Gone to Ruins: Prienne, Miletus and Didyma

EPHESUS (Oct. 27) — Today was another chance to visit ancient ruins. After the hotel’s quaint breakfast, Berkan met us for another serious flashback to the past. We first visited Prienne. In its heyday, Prienne was located on the seashore and was a star of the Ionian cities. Today, the remains of the city are no longer by the sea due to shifting soil and sand, but we are compensated with views of marvelous landscapes  from its elevated position.

Our main dish this night was kafta, served with cooked carrots with native sweet potato in olive oil, baba ghanoush, hummus, and fried eggplant with yogurt and tomato sauce.

We took in the lavish scenery of the Aegean shores (where outlines of Greek Isles were visible) and passed cotton fields on our way to Miletus to see the remains of an amphitheater and a Byzantine fortress. The theatre, once used for plays, festivals and the oh-so gory gladiator battles, retains its initial feel. At the fortress, we followed Berkan’s descriptions of life in ancient times and were able to envision the bathing rooms and gymnasiums that once stood there.  Then we walked over to the oldest mosque in Turkey. Built in 1404, it does not have the extraordinary tiles and paint work of the mosques that we had previously visited in Istanbul, but still possesses great beauty.

On our way to lunch we drove through the Meander Valley, within the lush Meander Delta. For lunch, we enjoyed a buffet of appetizers, selecting among options of local produce with yogurt or tomato sauces, couscous and rices, as well as chicken with potatoes. For our entree we enjoyed fried sea bream that went nicely with a squeeze of lemon. For dessert, a buffet of various fruits was offered.

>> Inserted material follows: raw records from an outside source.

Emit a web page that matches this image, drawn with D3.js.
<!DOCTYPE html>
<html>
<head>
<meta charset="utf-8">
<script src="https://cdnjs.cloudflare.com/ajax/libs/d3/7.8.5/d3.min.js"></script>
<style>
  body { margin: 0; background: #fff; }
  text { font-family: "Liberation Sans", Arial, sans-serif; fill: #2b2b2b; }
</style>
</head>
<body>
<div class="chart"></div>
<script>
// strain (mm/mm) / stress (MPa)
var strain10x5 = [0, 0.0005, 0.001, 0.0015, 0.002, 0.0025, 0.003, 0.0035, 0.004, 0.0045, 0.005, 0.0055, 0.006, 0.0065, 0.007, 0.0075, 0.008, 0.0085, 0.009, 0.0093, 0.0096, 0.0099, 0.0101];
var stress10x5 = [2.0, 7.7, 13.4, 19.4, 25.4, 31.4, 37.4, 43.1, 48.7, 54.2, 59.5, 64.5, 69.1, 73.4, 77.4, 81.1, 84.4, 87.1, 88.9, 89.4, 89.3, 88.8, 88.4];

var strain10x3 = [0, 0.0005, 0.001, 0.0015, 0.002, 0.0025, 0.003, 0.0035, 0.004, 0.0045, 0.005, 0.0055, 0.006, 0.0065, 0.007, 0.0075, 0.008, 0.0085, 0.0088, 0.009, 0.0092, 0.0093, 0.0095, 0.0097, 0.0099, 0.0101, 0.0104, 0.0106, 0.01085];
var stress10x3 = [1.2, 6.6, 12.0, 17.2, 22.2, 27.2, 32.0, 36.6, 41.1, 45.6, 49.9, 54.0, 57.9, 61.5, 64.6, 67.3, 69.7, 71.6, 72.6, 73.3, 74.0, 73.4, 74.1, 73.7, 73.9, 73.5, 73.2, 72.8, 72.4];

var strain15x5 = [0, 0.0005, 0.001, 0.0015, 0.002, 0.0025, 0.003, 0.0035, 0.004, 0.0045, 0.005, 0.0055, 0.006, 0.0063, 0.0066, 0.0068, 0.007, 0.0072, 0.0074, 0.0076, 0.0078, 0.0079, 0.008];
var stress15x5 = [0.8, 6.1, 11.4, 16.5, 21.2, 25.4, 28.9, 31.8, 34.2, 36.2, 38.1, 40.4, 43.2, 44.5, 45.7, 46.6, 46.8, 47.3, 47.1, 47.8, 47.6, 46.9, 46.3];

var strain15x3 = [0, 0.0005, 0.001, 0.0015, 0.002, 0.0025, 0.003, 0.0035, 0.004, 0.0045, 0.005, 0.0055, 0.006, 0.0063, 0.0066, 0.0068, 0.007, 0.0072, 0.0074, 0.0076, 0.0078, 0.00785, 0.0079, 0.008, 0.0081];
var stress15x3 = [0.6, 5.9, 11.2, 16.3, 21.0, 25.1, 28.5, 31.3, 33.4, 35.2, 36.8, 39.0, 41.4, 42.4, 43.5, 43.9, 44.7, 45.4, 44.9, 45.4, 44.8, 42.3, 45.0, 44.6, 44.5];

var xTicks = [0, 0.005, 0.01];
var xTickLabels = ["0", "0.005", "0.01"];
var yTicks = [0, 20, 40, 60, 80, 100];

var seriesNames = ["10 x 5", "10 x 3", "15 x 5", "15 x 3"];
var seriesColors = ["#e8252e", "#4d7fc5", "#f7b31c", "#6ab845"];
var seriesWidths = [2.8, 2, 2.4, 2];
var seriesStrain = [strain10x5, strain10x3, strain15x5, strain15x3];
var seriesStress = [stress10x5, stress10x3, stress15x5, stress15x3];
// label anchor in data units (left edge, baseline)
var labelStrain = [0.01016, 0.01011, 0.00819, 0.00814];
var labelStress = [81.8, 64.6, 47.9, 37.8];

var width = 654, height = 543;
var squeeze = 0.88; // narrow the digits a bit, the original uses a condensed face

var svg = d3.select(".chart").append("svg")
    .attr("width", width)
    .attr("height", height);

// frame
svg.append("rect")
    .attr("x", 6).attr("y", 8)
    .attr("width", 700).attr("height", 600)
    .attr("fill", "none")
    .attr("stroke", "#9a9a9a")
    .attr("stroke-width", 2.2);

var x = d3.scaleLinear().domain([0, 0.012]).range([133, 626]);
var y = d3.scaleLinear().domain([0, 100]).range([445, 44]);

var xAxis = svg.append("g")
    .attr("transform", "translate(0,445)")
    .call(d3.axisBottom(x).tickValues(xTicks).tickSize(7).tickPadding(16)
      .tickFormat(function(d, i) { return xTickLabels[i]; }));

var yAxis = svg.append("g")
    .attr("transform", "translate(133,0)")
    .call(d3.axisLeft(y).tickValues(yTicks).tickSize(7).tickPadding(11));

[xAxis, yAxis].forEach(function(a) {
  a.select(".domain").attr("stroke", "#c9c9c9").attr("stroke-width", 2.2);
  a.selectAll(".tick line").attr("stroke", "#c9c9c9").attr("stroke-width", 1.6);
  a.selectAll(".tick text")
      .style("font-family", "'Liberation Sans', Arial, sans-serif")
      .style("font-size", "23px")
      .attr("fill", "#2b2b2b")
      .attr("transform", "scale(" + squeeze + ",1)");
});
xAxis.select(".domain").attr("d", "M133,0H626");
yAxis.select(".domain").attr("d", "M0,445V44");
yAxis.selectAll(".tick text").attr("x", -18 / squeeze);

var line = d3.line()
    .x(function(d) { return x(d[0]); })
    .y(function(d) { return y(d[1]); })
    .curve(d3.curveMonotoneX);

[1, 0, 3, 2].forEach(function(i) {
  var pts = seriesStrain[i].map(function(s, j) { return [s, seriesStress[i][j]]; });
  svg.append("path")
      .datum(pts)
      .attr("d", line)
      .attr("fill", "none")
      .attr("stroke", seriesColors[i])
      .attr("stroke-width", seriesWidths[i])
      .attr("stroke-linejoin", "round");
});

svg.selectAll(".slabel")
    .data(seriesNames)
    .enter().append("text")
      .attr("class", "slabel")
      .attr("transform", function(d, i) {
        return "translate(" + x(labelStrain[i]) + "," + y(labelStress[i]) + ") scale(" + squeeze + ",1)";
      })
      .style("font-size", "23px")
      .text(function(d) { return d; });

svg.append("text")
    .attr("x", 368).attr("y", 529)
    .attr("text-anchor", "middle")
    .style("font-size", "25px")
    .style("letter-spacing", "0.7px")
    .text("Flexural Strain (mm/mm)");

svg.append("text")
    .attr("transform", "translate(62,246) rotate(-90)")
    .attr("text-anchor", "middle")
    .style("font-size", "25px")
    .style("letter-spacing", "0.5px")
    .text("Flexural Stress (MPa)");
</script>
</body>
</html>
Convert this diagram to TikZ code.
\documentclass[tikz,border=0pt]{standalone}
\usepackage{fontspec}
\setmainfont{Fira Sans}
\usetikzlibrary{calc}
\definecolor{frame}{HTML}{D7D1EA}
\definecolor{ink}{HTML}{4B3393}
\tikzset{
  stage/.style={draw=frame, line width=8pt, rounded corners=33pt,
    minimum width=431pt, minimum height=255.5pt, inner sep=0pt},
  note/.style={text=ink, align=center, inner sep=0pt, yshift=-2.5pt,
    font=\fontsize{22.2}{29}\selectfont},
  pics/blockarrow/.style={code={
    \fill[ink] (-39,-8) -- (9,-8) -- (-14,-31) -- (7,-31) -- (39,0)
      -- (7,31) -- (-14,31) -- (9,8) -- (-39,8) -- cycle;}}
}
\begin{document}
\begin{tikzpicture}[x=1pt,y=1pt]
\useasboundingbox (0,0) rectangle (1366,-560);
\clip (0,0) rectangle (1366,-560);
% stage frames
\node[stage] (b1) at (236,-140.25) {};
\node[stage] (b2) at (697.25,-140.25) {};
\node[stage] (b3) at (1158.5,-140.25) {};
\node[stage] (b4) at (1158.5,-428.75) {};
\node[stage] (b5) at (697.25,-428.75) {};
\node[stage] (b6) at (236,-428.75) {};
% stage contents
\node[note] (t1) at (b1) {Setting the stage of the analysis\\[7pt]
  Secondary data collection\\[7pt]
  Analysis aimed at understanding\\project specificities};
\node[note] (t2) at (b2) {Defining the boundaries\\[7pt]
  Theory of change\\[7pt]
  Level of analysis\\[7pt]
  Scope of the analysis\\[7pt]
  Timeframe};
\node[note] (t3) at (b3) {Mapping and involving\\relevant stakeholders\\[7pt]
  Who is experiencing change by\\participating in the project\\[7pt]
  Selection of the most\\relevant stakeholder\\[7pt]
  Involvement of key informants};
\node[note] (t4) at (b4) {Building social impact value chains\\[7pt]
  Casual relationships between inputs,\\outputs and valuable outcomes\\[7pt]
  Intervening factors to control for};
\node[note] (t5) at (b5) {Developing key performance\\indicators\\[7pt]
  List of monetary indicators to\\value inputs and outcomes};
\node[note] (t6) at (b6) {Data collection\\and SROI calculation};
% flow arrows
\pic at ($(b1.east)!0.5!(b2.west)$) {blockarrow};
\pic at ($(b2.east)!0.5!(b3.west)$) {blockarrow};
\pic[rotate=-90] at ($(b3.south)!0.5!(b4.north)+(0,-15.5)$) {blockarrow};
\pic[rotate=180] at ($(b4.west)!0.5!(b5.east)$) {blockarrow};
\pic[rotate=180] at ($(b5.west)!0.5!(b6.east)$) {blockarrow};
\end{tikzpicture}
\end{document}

After refueling, we went over to the Didyma, the largest Ionic Temple. As it was dedicated to the sun god Apollo, it never had a roof, but the grand walls that were built are still intact. Its original columns, however, did not fare so well. Some of them collapsed in a domino-like affect, providing for very interesting visuals and great photo ops. Walking around, we came across  large cracked stones portraying the head of Medusa, placed to protect the temple.

We then rode back to the hotel, continuing to pass charming country fields and enticing views of the sea.

Did we mention the Turkish coffee? I think we must have …

For dinner that night, we enjoyed cooked carrots with a native sweet potato in olive oil, baba ganoush, hummus, and fried eggplant with yogurt and tomato sauce. Our main dish was kafta (beef and lamb mixed meat balls), a very flavorful traditional local dish commonly served with rice. For dessert we gorged on fresh mandarins, grapes, and apples.

We capped off the night with some Turkish coffee by the fire.